Immediately after having that thought, I felt so thankful for my choice. I feel like I am free to find the divine in my own way, make up my own rituals, my own rites of passage, my own practices. I feel free instead of stranded.


I write this post in the aftermath of our second

Tea + Meditation

event. In all this aloneness, in cultivating the space within me, in my own way, I've found the profound connections this can create. Because I don't have a distinct community, all are my community. Tonight, nine of us shared a pot of tea and a moment together. All in our own space, yet we all affected the space for us all. I found myself saying, "You have a place, and that place is important." Then I hear the grandmother voice of wisdom within me whisper to the curious child beside her, "That means you too."

If I wasn't holding this space for others, those words wouldn't have emerged. They think I am leading the meditation, but I am being led too.

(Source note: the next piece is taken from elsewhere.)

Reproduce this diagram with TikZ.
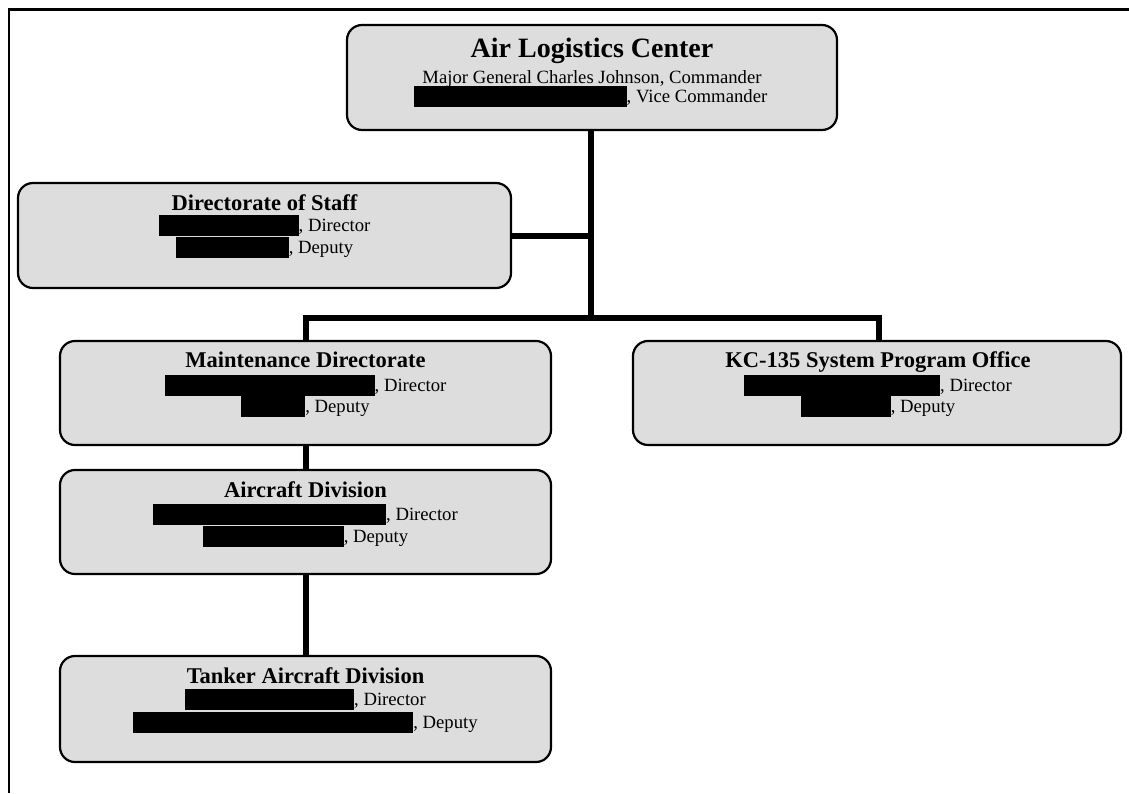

Since it is going to be Mother's day on Sunday, I thought I'd share my poem about the divine mother. Here it is:

She is like an egg
all round and wobbly,
ceaselessly performing 
that silly dance, making 
sense of space surrounding her.
She is rooted in her own navel,
soil pregnant with possibilities. 
Her trunk, with rings infinite,
is proud to see the fruition of time;
when the wind picks up,
she sways smiling. 
Her limbs stretch through creation
so that she may playfully place
crowns on all her children,
with no exception.
And        when        we        fall

whether it be from floor fifteen,
from fascination, or from grace,
she is that perfect      permanent      pillow,
who swallows us whole
into her linen and feathers,
and then gently eases us 
back to the surface
so that we may again take a look 
at this bright, revolving world
that we had somehow forgotten how to see.

-Nyssa Rhiannon


So I missed a day. I thought about it last night right as I was going to sleep, but decided that I was too relaxed and it was already late enough that it was okay.  Good thing this blog is called, "Not So Seriously." It really eases up the need for perfection and makes it more play.

Last night we had our first meal together with the new roommate.  My current roommate and I reflected on our almost 3 years together, how we've learned about each other, ourselves. Before we moved in together, I almost lived by myself but through some divine weaving the universe brought me this roommate who's been a great match for me.  We've both done really well at recognizing the truth beyond general roommate disputes. Through consistent and honest communication, we've turned our disagreements into lessons about who we are.  Personal growth is just a natural by-product of this process.    But it also means recognizing when our actions come out of a need for control and discerning the most compassionate way to express our opinions (or if communication is necessary at all).  Its hard work, but totally worth it.

I was reminded of this idea I had that was on a post-it note on my desk for a long time. It read:

The clash of otherness
creates the possibility
for the transcendence 
of duality. 

Looking back, I can see how this statement informs much of what I offer to the world. To remember actually means to come together (-member), again (re-).  When we come together with others, are able to cross the bridge, we have the opportunity to meet the divine in them and recognize it as ourselves.  But this takes practice. I am thankful to both my roommates for allowing this opportunity for each of us to become more of who we are. 


In Sanskrit, neti neti is a term used to describe God. It means, "Not this, not that." Basically, you can't put God or ultimate reality or whatever you want to call it in words.  Makes sense.

And still, even after thousands of years of knowing that we are still trying. Myself included.

There is also an idea among many religious traditions of  not taking one's self or work too seriously.  When it comes down to it, our individuality dissolves in the oneness that is.  What happens is just play.

It is from this space that I begin, again.